Problem description: Go through the records and show each line where the word "this" occurs.

Stored records:
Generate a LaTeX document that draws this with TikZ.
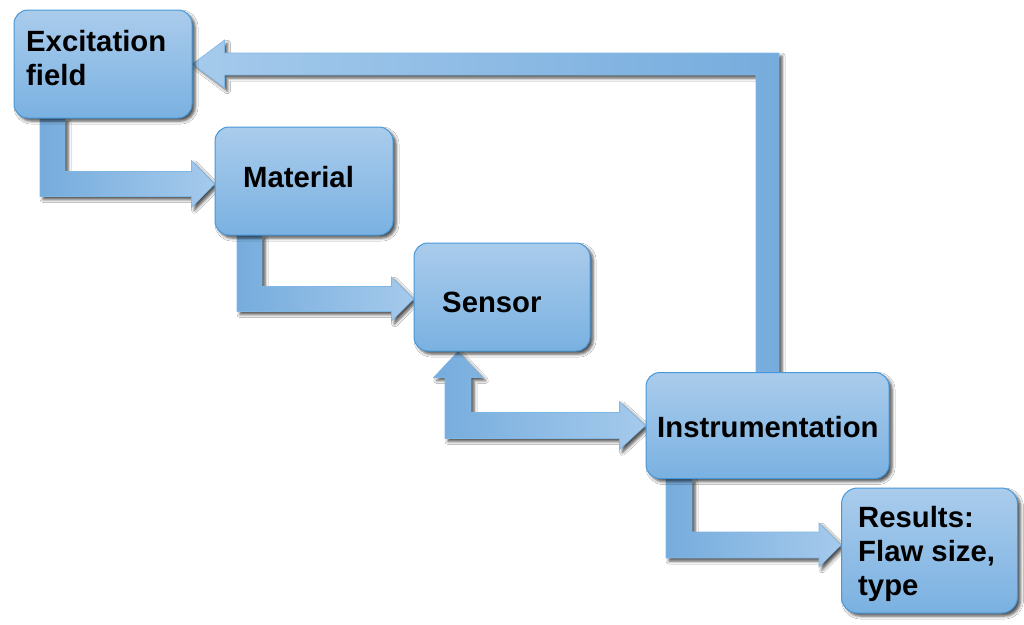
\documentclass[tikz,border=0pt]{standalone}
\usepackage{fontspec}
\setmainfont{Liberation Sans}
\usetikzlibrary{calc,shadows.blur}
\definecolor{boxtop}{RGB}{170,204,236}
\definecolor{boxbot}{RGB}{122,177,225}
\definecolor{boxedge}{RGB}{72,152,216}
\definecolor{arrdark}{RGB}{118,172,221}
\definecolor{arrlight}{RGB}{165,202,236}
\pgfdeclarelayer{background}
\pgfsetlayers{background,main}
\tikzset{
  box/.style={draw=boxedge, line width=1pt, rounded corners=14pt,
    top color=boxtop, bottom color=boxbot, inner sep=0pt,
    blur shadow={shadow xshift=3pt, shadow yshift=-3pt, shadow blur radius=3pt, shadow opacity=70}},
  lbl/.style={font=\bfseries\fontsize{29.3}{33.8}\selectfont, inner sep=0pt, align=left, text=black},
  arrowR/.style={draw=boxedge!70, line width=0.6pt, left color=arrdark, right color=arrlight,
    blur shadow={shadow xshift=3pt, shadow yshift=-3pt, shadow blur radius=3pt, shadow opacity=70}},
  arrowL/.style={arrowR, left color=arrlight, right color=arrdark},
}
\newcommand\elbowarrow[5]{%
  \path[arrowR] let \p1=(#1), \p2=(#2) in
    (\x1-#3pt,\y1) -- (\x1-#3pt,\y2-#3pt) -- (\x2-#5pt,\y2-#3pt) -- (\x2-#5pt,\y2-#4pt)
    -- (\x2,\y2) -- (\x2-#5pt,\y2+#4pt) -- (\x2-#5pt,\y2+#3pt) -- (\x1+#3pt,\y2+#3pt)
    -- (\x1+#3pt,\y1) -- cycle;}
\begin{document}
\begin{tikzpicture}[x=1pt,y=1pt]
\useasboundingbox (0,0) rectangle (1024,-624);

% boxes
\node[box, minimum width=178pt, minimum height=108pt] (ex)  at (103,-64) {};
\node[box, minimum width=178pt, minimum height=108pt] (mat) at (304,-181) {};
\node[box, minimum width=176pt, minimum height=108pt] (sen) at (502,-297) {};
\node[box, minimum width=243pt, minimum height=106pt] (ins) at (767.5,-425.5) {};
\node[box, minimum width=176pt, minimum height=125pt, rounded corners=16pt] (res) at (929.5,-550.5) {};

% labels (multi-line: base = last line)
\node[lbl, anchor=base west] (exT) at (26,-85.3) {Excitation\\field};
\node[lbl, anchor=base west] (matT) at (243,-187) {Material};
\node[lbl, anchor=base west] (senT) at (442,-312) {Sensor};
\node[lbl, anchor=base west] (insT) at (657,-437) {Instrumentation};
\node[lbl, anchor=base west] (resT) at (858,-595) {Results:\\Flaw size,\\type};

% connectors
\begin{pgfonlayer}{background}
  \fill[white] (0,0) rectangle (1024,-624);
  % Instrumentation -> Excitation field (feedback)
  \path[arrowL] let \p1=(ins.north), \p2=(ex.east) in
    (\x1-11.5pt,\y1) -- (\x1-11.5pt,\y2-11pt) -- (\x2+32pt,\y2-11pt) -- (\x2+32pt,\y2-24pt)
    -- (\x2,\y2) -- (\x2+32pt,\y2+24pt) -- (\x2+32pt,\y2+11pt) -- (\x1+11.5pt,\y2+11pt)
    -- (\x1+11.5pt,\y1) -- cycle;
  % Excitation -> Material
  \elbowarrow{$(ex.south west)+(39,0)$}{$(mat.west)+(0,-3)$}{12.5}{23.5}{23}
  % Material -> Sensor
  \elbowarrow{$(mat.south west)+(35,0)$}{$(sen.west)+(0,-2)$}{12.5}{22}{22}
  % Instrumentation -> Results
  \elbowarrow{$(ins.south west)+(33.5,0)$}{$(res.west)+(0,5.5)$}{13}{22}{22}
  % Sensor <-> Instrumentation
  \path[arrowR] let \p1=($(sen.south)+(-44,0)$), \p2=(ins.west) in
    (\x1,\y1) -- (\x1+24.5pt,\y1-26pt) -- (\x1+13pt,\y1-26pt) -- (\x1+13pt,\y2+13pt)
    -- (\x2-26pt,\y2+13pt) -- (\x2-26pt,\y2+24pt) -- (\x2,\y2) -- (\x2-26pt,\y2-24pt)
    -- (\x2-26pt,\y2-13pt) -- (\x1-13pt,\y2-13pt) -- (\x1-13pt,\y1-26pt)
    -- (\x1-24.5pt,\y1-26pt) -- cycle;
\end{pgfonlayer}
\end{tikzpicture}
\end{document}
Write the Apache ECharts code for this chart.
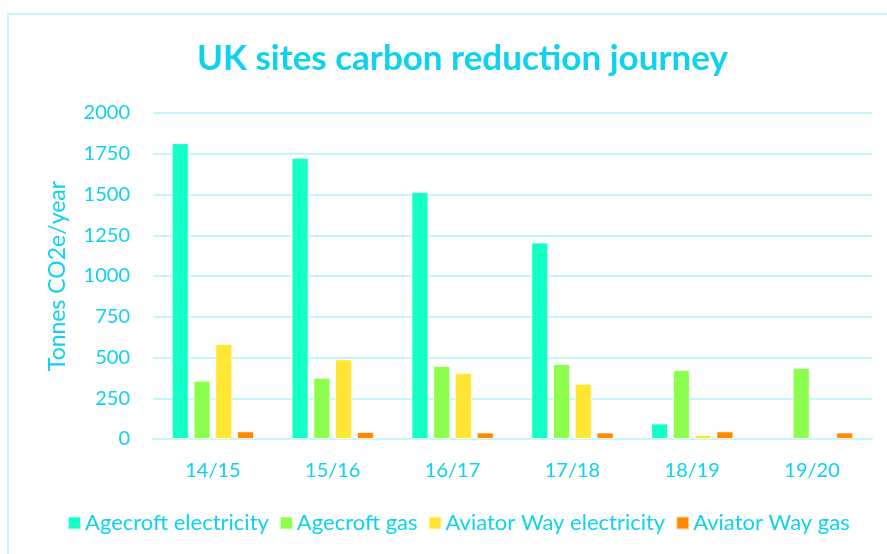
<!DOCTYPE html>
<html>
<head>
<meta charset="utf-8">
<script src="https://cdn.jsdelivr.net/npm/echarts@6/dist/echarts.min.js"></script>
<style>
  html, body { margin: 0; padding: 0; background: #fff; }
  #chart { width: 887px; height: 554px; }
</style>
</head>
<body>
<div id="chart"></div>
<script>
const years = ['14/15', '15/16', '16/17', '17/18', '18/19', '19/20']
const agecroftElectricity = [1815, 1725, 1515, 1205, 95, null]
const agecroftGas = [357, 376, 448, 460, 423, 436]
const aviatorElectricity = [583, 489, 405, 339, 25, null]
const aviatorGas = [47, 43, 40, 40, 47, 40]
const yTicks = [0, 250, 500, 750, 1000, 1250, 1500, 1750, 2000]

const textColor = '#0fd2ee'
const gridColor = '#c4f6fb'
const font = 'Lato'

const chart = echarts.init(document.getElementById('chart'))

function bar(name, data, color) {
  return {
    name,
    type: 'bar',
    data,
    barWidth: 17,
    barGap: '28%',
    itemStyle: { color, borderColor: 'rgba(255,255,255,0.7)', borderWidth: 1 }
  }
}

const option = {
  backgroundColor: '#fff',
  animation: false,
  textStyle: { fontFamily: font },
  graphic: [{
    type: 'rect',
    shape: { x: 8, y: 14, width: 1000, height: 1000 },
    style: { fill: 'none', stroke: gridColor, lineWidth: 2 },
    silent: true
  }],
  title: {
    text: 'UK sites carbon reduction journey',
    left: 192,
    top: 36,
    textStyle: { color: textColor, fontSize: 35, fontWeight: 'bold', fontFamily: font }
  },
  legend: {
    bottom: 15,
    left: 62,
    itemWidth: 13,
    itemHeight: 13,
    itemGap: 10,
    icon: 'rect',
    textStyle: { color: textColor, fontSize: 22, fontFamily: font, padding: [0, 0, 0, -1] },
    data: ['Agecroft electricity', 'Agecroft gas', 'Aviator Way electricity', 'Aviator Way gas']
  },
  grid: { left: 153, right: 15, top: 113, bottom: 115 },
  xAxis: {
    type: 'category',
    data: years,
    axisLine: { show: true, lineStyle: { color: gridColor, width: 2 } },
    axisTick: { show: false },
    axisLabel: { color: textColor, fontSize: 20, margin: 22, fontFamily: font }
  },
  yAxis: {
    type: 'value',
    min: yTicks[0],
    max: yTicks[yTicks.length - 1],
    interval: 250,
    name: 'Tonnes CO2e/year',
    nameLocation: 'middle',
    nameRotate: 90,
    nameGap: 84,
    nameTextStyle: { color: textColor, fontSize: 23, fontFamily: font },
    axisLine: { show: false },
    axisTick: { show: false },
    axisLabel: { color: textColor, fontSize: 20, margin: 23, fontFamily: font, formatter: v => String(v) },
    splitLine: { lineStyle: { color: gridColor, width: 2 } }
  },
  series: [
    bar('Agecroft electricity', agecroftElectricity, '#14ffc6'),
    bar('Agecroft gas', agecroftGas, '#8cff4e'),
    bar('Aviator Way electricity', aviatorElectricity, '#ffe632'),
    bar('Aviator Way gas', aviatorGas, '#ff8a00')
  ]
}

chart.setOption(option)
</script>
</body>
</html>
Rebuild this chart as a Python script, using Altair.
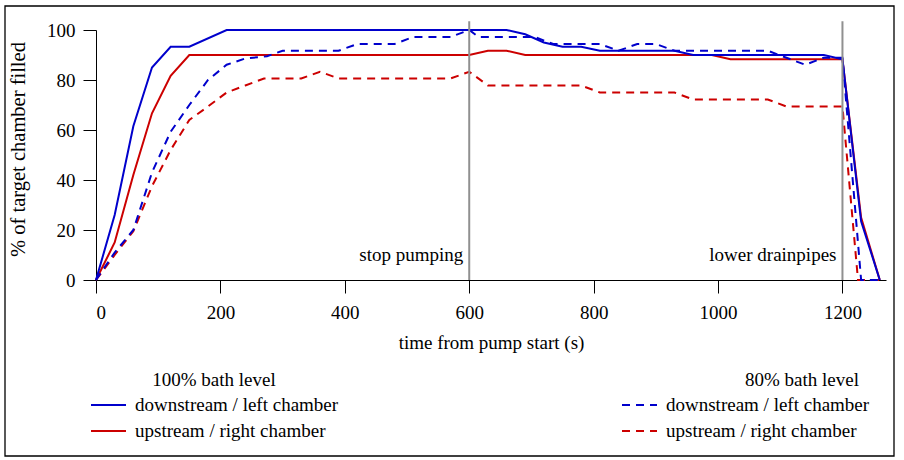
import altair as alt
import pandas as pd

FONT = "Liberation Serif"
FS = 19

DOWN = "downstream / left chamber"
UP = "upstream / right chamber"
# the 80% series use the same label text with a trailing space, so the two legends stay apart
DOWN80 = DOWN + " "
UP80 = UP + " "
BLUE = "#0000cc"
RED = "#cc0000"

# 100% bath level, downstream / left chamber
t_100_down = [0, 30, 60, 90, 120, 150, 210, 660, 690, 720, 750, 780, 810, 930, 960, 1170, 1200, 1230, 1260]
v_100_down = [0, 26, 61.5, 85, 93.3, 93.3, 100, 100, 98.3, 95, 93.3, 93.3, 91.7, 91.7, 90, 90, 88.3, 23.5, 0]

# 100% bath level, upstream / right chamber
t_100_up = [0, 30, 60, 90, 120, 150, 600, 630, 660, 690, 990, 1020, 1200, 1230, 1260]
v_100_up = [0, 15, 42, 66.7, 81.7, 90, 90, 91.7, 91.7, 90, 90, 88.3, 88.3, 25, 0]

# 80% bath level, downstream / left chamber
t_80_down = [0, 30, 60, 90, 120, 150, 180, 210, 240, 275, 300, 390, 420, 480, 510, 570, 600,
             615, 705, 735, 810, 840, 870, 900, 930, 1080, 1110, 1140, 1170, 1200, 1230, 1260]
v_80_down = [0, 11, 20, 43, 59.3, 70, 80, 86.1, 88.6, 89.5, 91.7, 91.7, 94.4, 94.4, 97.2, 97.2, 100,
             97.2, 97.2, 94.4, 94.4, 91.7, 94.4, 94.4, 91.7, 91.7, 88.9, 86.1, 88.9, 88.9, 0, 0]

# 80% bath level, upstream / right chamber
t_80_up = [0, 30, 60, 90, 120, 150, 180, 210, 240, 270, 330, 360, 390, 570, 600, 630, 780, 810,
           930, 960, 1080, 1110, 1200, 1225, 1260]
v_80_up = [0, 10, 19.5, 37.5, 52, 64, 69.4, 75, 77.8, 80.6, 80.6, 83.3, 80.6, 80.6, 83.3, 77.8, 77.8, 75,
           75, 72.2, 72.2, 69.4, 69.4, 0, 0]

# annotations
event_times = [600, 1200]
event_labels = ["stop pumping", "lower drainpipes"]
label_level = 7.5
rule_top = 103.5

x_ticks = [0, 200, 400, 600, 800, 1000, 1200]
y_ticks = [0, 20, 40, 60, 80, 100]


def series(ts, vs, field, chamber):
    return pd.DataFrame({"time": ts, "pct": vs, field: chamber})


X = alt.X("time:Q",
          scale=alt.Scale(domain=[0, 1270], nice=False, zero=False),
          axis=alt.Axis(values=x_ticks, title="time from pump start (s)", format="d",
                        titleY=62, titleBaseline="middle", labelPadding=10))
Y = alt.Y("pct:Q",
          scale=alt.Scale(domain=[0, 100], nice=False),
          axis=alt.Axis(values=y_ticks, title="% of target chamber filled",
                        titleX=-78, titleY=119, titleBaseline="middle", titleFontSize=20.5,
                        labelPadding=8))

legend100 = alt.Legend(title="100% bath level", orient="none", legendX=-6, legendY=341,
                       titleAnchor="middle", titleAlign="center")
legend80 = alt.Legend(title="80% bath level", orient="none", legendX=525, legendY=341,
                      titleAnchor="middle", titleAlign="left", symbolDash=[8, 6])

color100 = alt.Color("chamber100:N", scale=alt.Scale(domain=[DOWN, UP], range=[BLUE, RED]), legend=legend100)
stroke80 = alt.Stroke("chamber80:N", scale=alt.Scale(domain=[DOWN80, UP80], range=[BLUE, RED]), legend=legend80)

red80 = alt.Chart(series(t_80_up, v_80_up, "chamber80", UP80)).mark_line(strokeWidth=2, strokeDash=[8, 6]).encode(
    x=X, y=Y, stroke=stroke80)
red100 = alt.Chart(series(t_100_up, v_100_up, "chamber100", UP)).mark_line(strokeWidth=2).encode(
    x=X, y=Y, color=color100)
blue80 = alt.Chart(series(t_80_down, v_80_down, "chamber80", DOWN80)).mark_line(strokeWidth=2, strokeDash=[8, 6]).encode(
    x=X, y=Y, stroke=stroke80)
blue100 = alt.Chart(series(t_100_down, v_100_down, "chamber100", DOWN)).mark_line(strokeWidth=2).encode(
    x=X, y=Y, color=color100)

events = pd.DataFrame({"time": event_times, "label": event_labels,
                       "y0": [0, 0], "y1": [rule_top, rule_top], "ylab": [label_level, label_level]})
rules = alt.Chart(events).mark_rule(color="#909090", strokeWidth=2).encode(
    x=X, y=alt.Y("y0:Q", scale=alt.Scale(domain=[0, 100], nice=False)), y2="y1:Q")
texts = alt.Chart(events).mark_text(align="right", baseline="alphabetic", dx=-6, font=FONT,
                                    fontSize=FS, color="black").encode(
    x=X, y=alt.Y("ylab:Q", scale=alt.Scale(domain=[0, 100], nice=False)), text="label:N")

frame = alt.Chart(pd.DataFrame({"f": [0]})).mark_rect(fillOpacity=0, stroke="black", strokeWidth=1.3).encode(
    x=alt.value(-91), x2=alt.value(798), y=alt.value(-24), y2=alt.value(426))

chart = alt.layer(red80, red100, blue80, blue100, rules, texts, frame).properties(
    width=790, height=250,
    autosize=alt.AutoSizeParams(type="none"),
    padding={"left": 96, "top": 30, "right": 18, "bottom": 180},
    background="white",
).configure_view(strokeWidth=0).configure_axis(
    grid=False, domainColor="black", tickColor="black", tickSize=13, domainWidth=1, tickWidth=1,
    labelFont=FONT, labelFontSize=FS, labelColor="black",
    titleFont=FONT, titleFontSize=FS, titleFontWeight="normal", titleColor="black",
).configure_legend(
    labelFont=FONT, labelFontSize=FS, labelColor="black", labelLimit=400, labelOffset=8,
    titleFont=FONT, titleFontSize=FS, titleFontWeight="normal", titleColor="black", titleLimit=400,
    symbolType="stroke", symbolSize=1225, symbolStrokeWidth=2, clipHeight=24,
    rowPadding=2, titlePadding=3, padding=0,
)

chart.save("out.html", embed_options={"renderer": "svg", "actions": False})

Complete answer:
Generate a LaTeX document that draws this with TikZ.
Write the Apache ECharts code for this chart.
Rebuild this chart as a Python script, using Altair.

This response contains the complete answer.